6. If things get bad, try allergy shots, also known as allergy immunotherapy. There is no reason anyone should have to suffer from allergies in silence, experts say. "Allergy shots can help a lot of the symptoms, especially when people have tried all the other stuff and are still having problems," Fisher says. These shots involve being regularly injected with a small amount of the substance you're allergic to. The idea is to stimulate your immune system and help your body become desensitized to the allergens, according to the Mayo Clinic.

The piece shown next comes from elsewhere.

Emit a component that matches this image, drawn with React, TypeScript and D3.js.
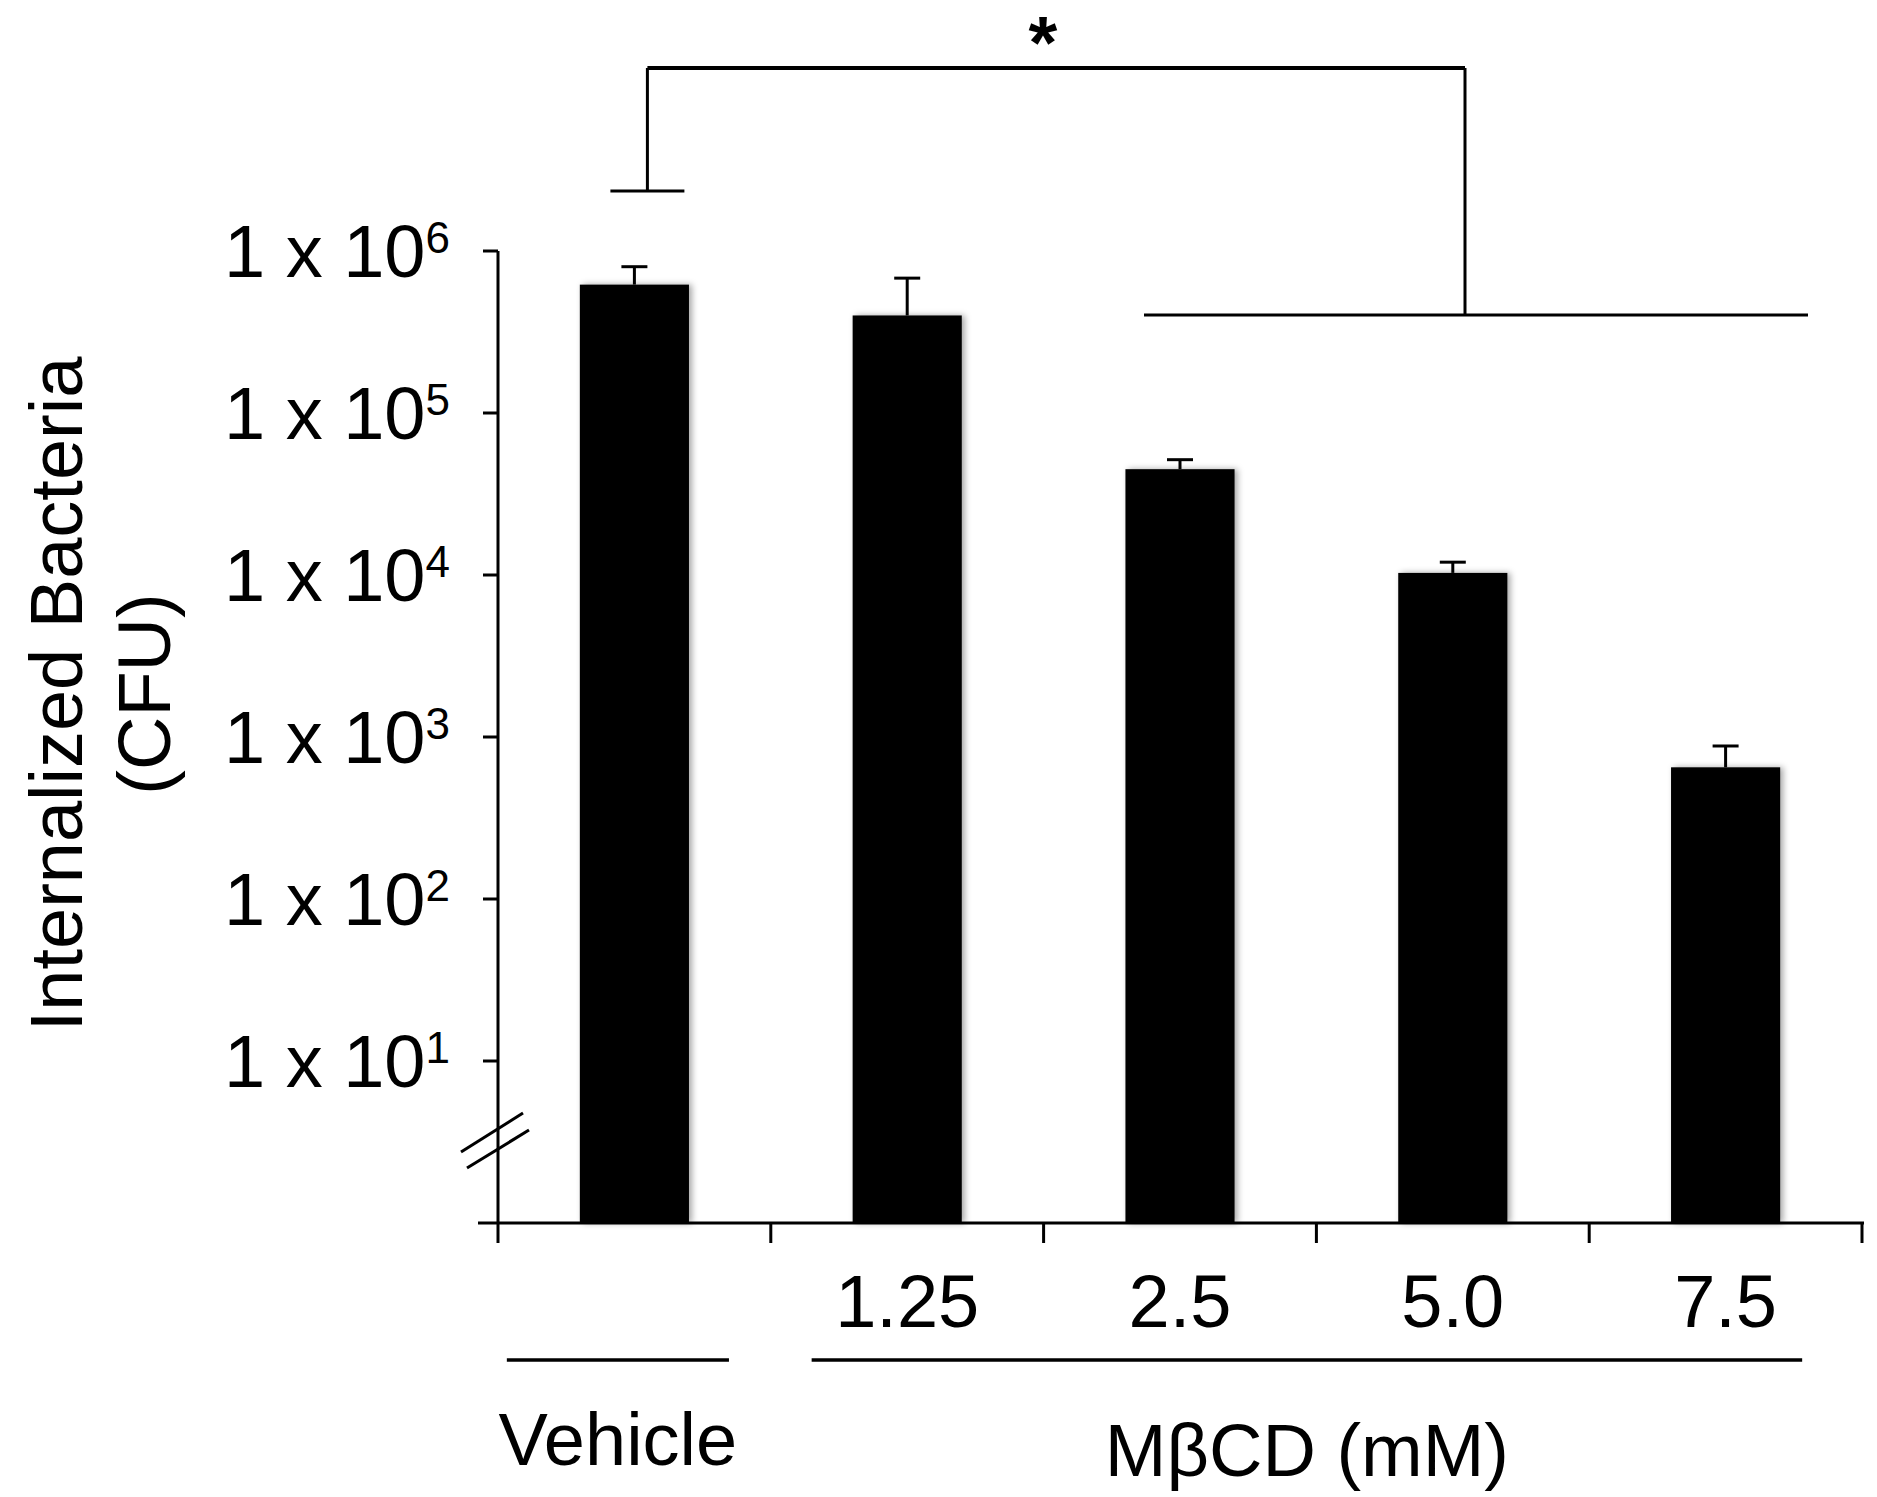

A Cochrane Collaboration review updated in 2003 found that allergy shots help to improve symptoms of asthma, reduce the need for medications, and lessen the risk of severe asthma attacks when patients are exposed to allergens in the future.

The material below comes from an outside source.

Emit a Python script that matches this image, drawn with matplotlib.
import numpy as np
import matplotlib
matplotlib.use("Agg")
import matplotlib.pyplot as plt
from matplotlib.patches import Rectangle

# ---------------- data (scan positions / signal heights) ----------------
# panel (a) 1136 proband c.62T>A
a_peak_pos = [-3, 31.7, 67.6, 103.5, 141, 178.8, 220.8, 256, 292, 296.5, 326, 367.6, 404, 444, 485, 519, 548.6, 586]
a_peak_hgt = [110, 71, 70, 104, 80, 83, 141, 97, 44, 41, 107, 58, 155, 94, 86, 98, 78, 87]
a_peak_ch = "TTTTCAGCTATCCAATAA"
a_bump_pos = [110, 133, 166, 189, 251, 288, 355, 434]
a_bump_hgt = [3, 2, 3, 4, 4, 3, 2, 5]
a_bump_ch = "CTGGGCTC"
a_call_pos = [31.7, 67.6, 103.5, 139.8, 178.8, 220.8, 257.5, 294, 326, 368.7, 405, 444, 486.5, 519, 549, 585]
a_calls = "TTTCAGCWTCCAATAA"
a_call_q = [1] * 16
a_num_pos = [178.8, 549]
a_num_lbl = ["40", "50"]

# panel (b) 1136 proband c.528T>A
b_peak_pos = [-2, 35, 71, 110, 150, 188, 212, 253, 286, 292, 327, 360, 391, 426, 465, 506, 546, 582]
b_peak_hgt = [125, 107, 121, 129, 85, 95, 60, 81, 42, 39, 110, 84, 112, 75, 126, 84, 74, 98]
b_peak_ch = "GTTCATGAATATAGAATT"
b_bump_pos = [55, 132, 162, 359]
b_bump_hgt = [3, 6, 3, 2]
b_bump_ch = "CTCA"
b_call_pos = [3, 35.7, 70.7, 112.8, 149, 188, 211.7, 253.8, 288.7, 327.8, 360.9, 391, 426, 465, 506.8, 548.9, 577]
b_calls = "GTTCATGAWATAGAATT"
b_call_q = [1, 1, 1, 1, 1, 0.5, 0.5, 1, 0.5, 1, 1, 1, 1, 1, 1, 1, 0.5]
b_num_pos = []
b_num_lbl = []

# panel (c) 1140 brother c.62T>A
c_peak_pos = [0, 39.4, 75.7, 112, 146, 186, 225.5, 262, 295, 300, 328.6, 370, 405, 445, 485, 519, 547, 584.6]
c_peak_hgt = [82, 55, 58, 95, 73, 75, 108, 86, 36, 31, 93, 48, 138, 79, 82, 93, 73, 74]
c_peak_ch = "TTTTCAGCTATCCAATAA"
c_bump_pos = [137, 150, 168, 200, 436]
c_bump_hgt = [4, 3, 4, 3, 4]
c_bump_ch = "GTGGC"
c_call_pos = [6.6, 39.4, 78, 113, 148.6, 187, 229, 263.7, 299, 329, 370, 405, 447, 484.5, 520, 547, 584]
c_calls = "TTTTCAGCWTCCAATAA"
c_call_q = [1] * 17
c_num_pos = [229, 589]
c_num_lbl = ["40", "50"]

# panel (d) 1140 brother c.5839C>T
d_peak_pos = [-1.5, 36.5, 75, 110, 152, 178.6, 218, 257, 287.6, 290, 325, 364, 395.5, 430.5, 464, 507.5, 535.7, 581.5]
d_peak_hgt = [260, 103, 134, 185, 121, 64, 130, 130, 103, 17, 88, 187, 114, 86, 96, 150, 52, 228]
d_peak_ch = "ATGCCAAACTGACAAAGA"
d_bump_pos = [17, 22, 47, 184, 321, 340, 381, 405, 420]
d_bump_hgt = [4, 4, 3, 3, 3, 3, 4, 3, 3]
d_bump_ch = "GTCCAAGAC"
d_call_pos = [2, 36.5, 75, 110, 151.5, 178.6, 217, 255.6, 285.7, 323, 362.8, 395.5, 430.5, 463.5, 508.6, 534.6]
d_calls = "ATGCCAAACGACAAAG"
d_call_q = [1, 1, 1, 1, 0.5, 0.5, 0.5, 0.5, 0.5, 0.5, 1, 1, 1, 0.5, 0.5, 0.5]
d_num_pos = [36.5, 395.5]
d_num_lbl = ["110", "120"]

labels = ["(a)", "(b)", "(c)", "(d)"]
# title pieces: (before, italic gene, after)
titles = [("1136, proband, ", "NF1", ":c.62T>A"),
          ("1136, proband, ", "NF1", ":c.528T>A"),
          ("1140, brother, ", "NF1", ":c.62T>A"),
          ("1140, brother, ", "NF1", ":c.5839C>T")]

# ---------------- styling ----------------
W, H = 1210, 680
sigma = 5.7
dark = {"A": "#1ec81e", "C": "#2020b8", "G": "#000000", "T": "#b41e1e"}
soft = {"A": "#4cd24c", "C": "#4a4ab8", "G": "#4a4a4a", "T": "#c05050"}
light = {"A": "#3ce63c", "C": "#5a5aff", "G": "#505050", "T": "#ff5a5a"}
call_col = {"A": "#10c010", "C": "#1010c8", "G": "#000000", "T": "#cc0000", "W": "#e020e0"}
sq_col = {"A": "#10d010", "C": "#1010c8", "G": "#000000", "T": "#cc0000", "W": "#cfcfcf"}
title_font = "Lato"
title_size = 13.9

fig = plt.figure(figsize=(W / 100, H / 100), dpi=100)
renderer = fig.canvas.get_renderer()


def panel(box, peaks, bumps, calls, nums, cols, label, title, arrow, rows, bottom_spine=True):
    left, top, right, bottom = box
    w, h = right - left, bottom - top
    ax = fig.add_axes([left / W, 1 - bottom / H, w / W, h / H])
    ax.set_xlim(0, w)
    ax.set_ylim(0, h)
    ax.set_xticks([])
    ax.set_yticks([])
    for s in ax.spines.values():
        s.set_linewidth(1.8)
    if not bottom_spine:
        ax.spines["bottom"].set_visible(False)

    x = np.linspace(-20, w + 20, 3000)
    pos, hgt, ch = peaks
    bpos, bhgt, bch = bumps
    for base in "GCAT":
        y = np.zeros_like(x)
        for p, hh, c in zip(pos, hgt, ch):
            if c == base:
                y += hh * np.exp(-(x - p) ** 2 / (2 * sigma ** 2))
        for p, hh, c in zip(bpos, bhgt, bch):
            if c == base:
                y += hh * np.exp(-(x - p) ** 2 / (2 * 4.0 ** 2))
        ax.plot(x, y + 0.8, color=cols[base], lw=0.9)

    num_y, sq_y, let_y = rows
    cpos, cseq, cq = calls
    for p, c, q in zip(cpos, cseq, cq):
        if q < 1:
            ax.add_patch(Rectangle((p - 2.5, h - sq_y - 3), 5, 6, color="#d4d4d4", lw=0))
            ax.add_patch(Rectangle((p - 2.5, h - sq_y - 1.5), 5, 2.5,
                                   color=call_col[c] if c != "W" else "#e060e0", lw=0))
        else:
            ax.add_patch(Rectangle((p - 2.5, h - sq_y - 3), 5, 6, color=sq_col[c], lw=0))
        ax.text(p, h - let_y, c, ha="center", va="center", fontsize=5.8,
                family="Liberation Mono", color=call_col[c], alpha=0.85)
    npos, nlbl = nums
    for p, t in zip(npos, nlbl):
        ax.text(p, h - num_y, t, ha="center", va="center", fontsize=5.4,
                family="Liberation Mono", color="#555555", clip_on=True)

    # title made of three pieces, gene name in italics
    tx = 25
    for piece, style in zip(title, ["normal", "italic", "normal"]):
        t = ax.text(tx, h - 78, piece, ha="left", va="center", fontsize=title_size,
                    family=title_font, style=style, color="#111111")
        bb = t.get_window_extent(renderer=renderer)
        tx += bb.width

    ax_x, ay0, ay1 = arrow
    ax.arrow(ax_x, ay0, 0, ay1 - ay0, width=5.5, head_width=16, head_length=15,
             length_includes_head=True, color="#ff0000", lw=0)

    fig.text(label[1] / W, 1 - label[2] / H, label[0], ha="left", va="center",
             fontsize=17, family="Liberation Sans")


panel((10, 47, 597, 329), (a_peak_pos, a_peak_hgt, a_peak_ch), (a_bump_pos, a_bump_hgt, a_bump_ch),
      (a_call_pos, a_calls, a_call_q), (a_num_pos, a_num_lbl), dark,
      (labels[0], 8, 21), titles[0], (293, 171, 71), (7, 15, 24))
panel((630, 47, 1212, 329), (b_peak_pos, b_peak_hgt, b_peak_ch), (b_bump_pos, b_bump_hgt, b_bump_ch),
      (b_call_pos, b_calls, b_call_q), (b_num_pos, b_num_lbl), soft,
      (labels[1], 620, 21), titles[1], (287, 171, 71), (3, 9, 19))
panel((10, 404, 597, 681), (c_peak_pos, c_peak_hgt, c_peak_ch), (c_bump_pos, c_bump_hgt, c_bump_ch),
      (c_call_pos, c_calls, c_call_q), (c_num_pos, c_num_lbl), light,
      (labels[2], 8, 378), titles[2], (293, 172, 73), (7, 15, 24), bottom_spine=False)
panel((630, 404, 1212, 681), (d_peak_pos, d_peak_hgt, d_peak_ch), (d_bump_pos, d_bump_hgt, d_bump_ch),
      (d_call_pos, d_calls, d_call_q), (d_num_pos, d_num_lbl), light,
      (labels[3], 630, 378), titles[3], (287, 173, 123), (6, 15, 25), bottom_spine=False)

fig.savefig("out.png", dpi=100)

Eventually, the hope is that you'll build up a tolerance and your allergic reactions won't be so severe. But keep in mind that allergy shots require a time commitment—typically several years of weekly to monthly shots to completely finish the entire course of treatment. And because patients are injected with substances that they're allergic to, there is a risk of allergic reactions after the injections. For this reason, doctors typically require patients to remain in their offices for a few minutes after each session of immunotherapy.
Another option is immunotherapy delivered orally via drops or tablets, which was found in a 2008 study to be effective in kids with allergic asthma. A review of earlier evidence, published in 2003 by the Cochrane Collaboration, found that this type of immunotherapy, delivered under the tongue, helps to relieve allergic rhinitis. It's unclear, however, whether it's as effective as allergy shots. The availability of this type of therapy is limited because it has not been approved by the Food and Drug Administration, and research is ongoing.